_TO DO_
With the images removed, repeat the data below exactly.
========================================
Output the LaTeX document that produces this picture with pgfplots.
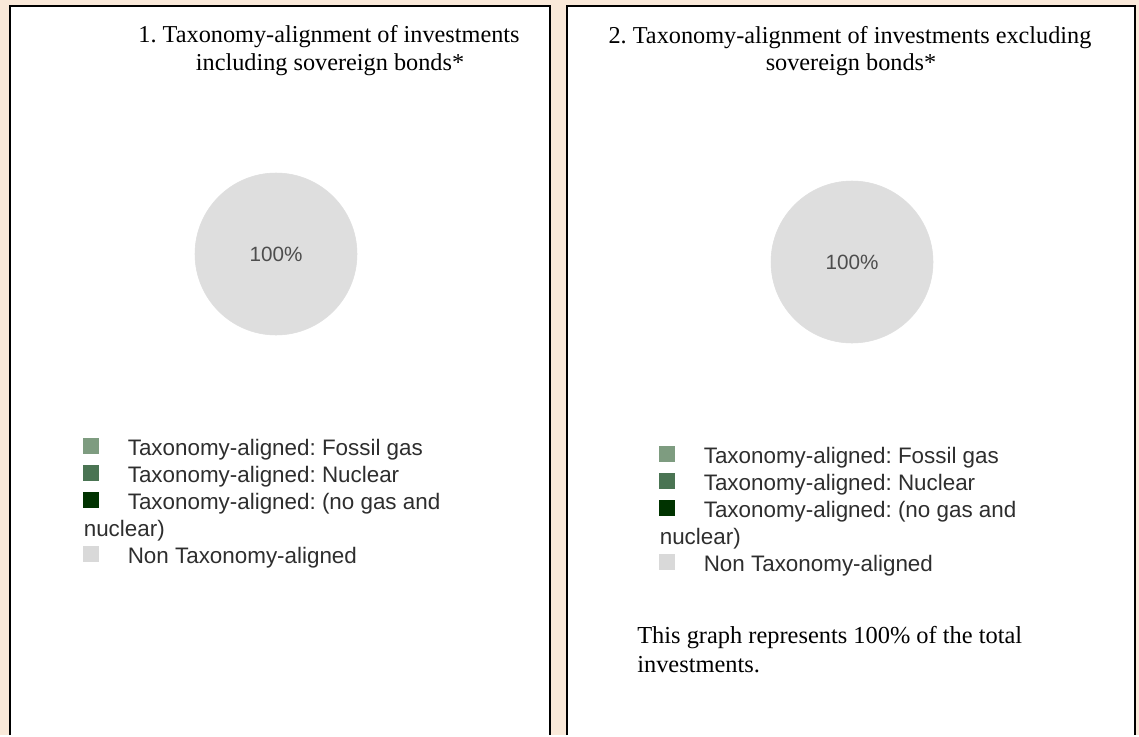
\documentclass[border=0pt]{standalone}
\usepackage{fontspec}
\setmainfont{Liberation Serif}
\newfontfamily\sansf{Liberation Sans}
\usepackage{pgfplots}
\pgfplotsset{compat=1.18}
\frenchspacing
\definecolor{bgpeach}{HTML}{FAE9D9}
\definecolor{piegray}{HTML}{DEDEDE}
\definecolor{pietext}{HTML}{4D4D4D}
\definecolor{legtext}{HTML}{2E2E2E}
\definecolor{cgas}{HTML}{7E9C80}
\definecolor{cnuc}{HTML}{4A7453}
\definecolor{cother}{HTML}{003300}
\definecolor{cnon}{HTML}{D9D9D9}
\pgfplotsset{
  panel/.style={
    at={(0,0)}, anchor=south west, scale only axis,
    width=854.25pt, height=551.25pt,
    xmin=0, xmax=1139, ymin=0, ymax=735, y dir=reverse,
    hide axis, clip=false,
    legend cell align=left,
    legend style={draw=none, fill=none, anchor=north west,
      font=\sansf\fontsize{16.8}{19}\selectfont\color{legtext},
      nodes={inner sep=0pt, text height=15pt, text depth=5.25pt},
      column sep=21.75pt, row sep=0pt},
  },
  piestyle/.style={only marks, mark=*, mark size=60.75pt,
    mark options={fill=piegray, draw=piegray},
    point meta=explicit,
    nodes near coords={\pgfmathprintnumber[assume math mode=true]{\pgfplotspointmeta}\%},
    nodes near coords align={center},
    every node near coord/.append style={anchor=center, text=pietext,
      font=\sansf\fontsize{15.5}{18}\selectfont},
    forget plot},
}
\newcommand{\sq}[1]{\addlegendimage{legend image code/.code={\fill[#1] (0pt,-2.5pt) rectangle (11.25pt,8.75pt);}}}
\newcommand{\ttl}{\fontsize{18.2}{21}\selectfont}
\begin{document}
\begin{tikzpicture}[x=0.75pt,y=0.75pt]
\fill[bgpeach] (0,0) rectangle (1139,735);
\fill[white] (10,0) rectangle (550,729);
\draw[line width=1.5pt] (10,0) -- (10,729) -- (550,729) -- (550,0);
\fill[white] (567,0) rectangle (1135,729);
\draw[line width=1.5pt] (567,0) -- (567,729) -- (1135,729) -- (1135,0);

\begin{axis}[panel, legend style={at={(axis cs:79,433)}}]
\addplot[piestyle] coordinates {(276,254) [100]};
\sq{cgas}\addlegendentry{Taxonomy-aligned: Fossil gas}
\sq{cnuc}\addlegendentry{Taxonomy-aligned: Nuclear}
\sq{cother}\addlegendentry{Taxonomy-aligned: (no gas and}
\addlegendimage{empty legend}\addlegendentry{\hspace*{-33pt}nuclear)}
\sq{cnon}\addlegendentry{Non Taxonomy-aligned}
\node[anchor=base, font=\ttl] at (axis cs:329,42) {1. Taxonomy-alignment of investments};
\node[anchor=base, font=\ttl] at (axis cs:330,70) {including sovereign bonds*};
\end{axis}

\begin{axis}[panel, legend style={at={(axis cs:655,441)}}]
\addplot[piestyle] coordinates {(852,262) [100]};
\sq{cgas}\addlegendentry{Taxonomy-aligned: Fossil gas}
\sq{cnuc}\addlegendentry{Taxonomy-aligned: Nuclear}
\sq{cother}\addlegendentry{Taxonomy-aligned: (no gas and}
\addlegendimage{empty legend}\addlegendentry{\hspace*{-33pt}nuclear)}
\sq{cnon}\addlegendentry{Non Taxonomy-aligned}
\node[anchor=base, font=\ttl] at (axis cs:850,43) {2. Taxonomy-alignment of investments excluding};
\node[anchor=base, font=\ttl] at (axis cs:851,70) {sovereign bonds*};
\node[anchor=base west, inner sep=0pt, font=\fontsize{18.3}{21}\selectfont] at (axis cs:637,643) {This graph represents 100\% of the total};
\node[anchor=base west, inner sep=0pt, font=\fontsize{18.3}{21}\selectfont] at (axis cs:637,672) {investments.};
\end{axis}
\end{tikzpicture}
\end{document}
========================================
_RESPONSE TO THIS EXERCISE_
Output the LaTeX document that produces this picture with pgfplots.
\documentclass[border=0pt]{standalone}
\usepackage{fontspec}
\setmainfont{Liberation Serif}
\newfontfamily\sansf{Liberation Sans}
\usepackage{pgfplots}
\pgfplotsset{compat=1.18}
\frenchspacing
\definecolor{bgpeach}{HTML}{FAE9D9}
\definecolor{piegray}{HTML}{DEDEDE}
\definecolor{pietext}{HTML}{4D4D4D}
\definecolor{legtext}{HTML}{2E2E2E}
\definecolor{cgas}{HTML}{7E9C80}
\definecolor{cnuc}{HTML}{4A7453}
\definecolor{cother}{HTML}{003300}
\definecolor{cnon}{HTML}{D9D9D9}
\pgfplotsset{
  panel/.style={
    at={(0,0)}, anchor=south west, scale only axis,
    width=854.25pt, height=551.25pt,
    xmin=0, xmax=1139, ymin=0, ymax=735, y dir=reverse,
    hide axis, clip=false,
    legend cell align=left,
    legend style={draw=none, fill=none, anchor=north west,
      font=\sansf\fontsize{16.8}{19}\selectfont\color{legtext},
      nodes={inner sep=0pt, text height=15pt, text depth=5.25pt},
      column sep=21.75pt, row sep=0pt},
  },
  piestyle/.style={only marks, mark=*, mark size=60.75pt,
    mark options={fill=piegray, draw=piegray},
    point meta=explicit,
    nodes near coords={\pgfmathprintnumber[assume math mode=true]{\pgfplotspointmeta}\%},
    nodes near coords align={center},
    every node near coord/.append style={anchor=center, text=pietext,
      font=\sansf\fontsize{15.5}{18}\selectfont},
    forget plot},
}
\newcommand{\sq}[1]{\addlegendimage{legend image code/.code={\fill[#1] (0pt,-2.5pt) rectangle (11.25pt,8.75pt);}}}
\newcommand{\ttl}{\fontsize{18.2}{21}\selectfont}
\begin{document}
\begin{tikzpicture}[x=0.75pt,y=0.75pt]
\fill[bgpeach] (0,0) rectangle (1139,735);
\fill[white] (10,0) rectangle (550,729);
\draw[line width=1.5pt] (10,0) -- (10,729) -- (550,729) -- (550,0);
\fill[white] (567,0) rectangle (1135,729);
\draw[line width=1.5pt] (567,0) -- (567,729) -- (1135,729) -- (1135,0);

\begin{axis}[panel, legend style={at={(axis cs:79,433)}}]
\addplot[piestyle] coordinates {(276,254) [100]};
\sq{cgas}\addlegendentry{Taxonomy-aligned: Fossil gas}
\sq{cnuc}\addlegendentry{Taxonomy-aligned: Nuclear}
\sq{cother}\addlegendentry{Taxonomy-aligned: (no gas and}
\addlegendimage{empty legend}\addlegendentry{\hspace*{-33pt}nuclear)}
\sq{cnon}\addlegendentry{Non Taxonomy-aligned}
\node[anchor=base, font=\ttl] at (axis cs:329,42) {1. Taxonomy-alignment of investments};
\node[anchor=base, font=\ttl] at (axis cs:330,70) {including sovereign bonds*};
\end{axis}

\begin{axis}[panel, legend style={at={(axis cs:655,441)}}]
\addplot[piestyle] coordinates {(852,262) [100]};
\sq{cgas}\addlegendentry{Taxonomy-aligned: Fossil gas}
\sq{cnuc}\addlegendentry{Taxonomy-aligned: Nuclear}
\sq{cother}\addlegendentry{Taxonomy-aligned: (no gas and}
\addlegendimage{empty legend}\addlegendentry{\hspace*{-33pt}nuclear)}
\sq{cnon}\addlegendentry{Non Taxonomy-aligned}
\node[anchor=base, font=\ttl] at (axis cs:850,43) {2. Taxonomy-alignment of investments excluding};
\node[anchor=base, font=\ttl] at (axis cs:851,70) {sovereign bonds*};
\node[anchor=base west, inner sep=0pt, font=\fontsize{18.3}{21}\selectfont] at (axis cs:637,643) {This graph represents 100\% of the total};
\node[anchor=base west, inner sep=0pt, font=\fontsize{18.3}{21}\selectfont] at (axis cs:637,672) {investments.};
\end{axis}
\end{tikzpicture}
\end{document}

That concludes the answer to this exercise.